Boome had a successful run there, until he accidentally put a knife through his hand. But the accident was a blessing in disguise, for while recuperating, he met a talent agent at a party who offered him a job hosting a show called Wild and Fresh, a UKTV Food production that featured Boome traveling through Canada to find the best native dishes in each province. The program was a hit and kicked off a successful television career that in 2007 brought him to the United States, where he lives in New York and hosts programs on The Food Network, ABC, and other stations.
When asked the key to his success, Boome credits his parents with raising him to be a confident person, as are they, and providing the academic and emotional support he needed to succeed. “My parents are awesome,” he says, “and maybe too awesome at times. They were so positive that it made my sister and me think we were indestructible.” Boome also refuses to use the words “never” and “don’t.” “I believe you should always try and you should always go for it,” he says. “I believe you can do anything you want if you put your mind to it.”
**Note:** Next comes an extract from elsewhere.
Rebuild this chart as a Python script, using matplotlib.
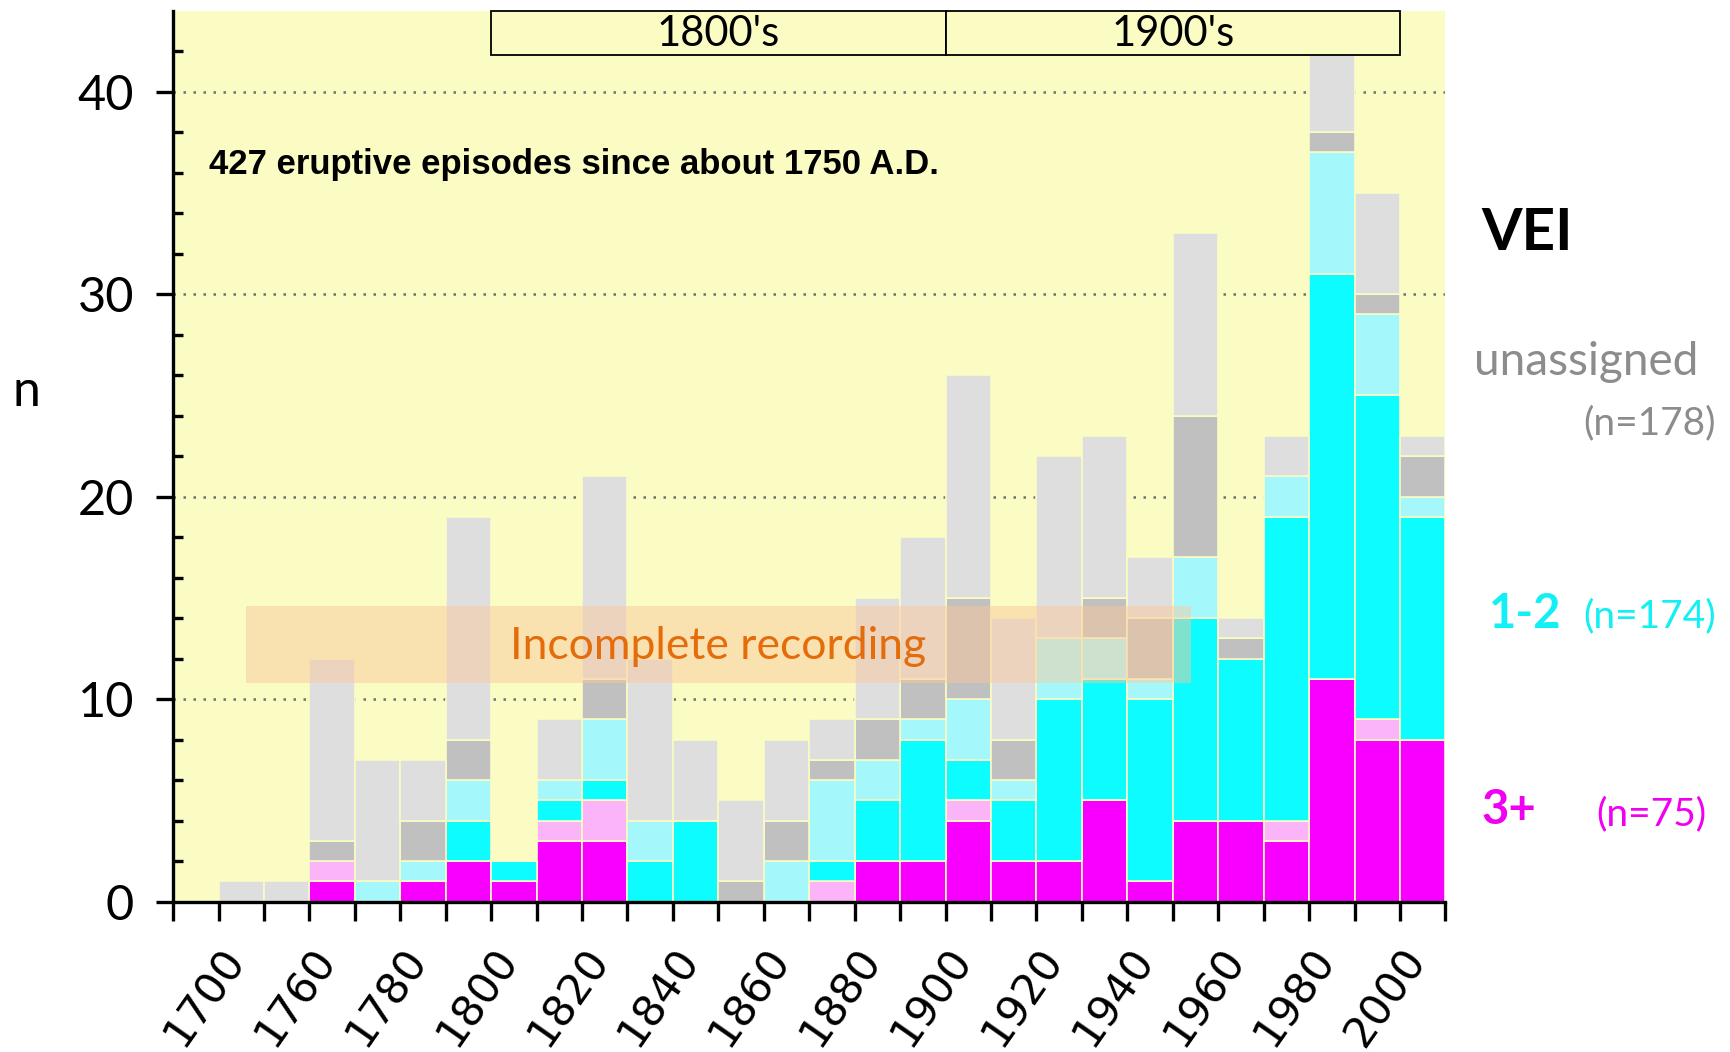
import matplotlib
matplotlib.use("Agg")
import matplotlib.pyplot as plt
from matplotlib.patches import Rectangle
import numpy as np

# decade start years, one stacked bar per decade
decades = [1740, 1750, 1760, 1770, 1780, 1790, 1800, 1810, 1820, 1830, 1840,
           1850, 1860, 1870, 1880, 1890, 1900, 1910, 1920, 1930, 1940, 1950,
           1960, 1970, 1980, 1990, 2000]

# VEI 3+ (certain / uncertain)
vei3 = [0, 0, 1, 0, 1, 2, 1, 3, 3, 0, 0, 0, 0, 0, 2, 2, 4, 2, 2, 5, 1, 4, 4, 3, 11, 8, 8]
vei3_q = [0, 0, 1, 0, 0, 0, 0, 1, 2, 0, 0, 0, 0, 1, 0, 0, 1, 0, 0, 0, 0, 0, 0, 1, 0, 1, 0]
# VEI 1-2 (certain / uncertain)
vei12 = [0, 0, 0, 0, 0, 2, 1, 1, 1, 2, 4, 0, 0, 1, 3, 6, 2, 3, 8, 6, 9, 10, 8, 15, 20, 16, 11]
vei12_q = [0, 0, 0, 1, 1, 2, 0, 1, 3, 2, 0, 0, 2, 4, 2, 1, 3, 1, 3, 2, 1, 3, 0, 2, 6, 4, 1]
# unassigned (dark / light gray)
unas_d = [0, 0, 1, 0, 2, 2, 0, 0, 2, 0, 0, 1, 2, 1, 2, 2, 5, 2, 0, 2, 3, 7, 1, 0, 1, 1, 2]
unas_l = [1, 1, 9, 6, 3, 11, 0, 3, 10, 8, 4, 4, 4, 2, 6, 7, 11, 6, 9, 8, 3, 9, 1, 2, 5, 5, 1]

tick_years = list(range(1730, 2011, 10))
label_years = {1740: "1700", 1760: "1760", 1780: "1780", 1800: "1800", 1820: "1820",
               1840: "1840", 1860: "1860", 1880: "1880", 1900: "1900", 1920: "1920",
               1940: "1940", 1960: "1960", 1980: "1980", 2000: "2000"}

bg = "#FAFCC3"
series = [
    (vei3, "#F700FF"),
    (vei3_q, "#FBB4F7"),
    (vei12, "#0CFCFF"),
    (vei12_q, "#A4F8FC"),
    (unas_d, "#C0C0C0"),
    (unas_l, "#DEDEDE"),
]

fig = plt.figure(figsize=(17.31, 10.52), dpi=100)
ax = fig.add_axes([0.100, 0.143, 0.735, 0.847])
ax.set_facecolor(bg)

bottom = np.zeros(len(decades))
for vals, col in series:
    ax.bar(decades, vals, width=10, align="edge", bottom=bottom, color=col,
           edgecolor=bg, linewidth=1.2, zorder=3)
    bottom += np.array(vals)

ax.set_xlim(1730, 2010)
ax.set_ylim(0, 44)

for g in [10, 20, 30, 40]:
    ax.axhline(g, color="#707070", linestyle=(0, (1, 3)), linewidth=1.8, zorder=1)

# incomplete recording band
ax.add_patch(Rectangle((1746, 10.8), 208, 3.8, facecolor="#FCC79C", alpha=0.48,
                       edgecolor="none", zorder=5))
ax.text(1850, 12.6, "Incomplete recording", color="#E46C0A", fontsize=32,
        family="Lato", ha="center", va="center", zorder=6)

# century boxes
for x0, lab in [(1800, "1800's"), (1900, "1900's")]:
    ax.add_patch(Rectangle((x0, 41.8), 100, 2.2, facecolor=bg, edgecolor="black",
                           linewidth=1.3, zorder=6, clip_on=False))
    ax.text(x0 + 50, 42.85, lab, fontsize=30, family="Lato", ha="center",
            va="center", zorder=7)

ax.text(1738, 36.4, "427 eruptive episodes since about 1750 A.D.", fontsize=25,
        fontweight="bold", family="Liberation Sans", va="center", zorder=7)

for s in ["top", "right"]:
    ax.spines[s].set_visible(False)
ax.spines["left"].set_linewidth(2.4)
ax.spines["bottom"].set_linewidth(2.4)
ax.spines["left"].set_zorder(8)
ax.spines["bottom"].set_zorder(8)

ax.set_yticks([0, 10, 20, 30, 40])
ax.set_yticks(np.arange(0, 44, 2), minor=True)
ax.tick_params(axis="y", which="major", direction="out", length=12, width=2.4,
               labelsize=35, pad=16)
ax.tick_params(axis="y", which="minor", direction="in", length=7, width=2.4)
for lab in ax.get_yticklabels():
    lab.set_family("Lato")

ax.set_xticks(tick_years)
ax.set_xticklabels([label_years.get(y, "") for y in tick_years], rotation=55,
                   ha="right", rotation_mode="anchor", fontsize=31,
                   family="DejaVu Sans")
ax.tick_params(axis="x", which="major", direction="out", length=14, width=2.4, pad=14)
ax.tick_params(axis="x", which="minor", bottom=False)

fig.text(0.007, 0.627, "n", fontsize=36, family="Lato", va="center")

fig.text(0.856, 0.778, "VEI", fontsize=42, fontweight="bold", family="Lato",
         va="center")
fig.text(0.8515, 0.656, "unassigned", fontsize=33, family="Lato", color="#8C8C8C",
         va="center")
fig.text(0.991, 0.598, "(n=178)", fontsize=28, family="Lato", color="#8C8C8C",
         va="center", ha="right")
fig.text(0.860, 0.416, "1-2", fontsize=34, fontweight="bold", family="Lato",
         color="#12F0F5", va="center")
fig.text(0.991, 0.414, "(n=174)", fontsize=28, family="Lato", color="#12F0F5",
         va="center", ha="right")
fig.text(0.856, 0.230, "3+", fontsize=34, fontweight="bold", family="Lato",
         color="#F000F0", va="center")
fig.text(0.986, 0.226, "(n=75)", fontsize=28, family="Lato", color="#F000F0",
         va="center", ha="right")

fig.savefig("out.png", dpi=100, facecolor="white")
Boome does, however, bemoan the lack of educational support provided to dyslexic children in North America, which he says treats dyslexia as a “disadvantage and a weakness,” as opposed to in Europe, where children are told to “use it and embrace it.” He feels parents and the educational system are ashamed of dyslexia, when they should be spending time to understand it. “I think of dyslexia as a creative gene, and not as a disadvantage,” says Boome. “I am very happy with who I am and I extend that to other people, “ he says. “There can be no embarrassment and no hiding. There can only be taking advantage of this rewiring of our brains.”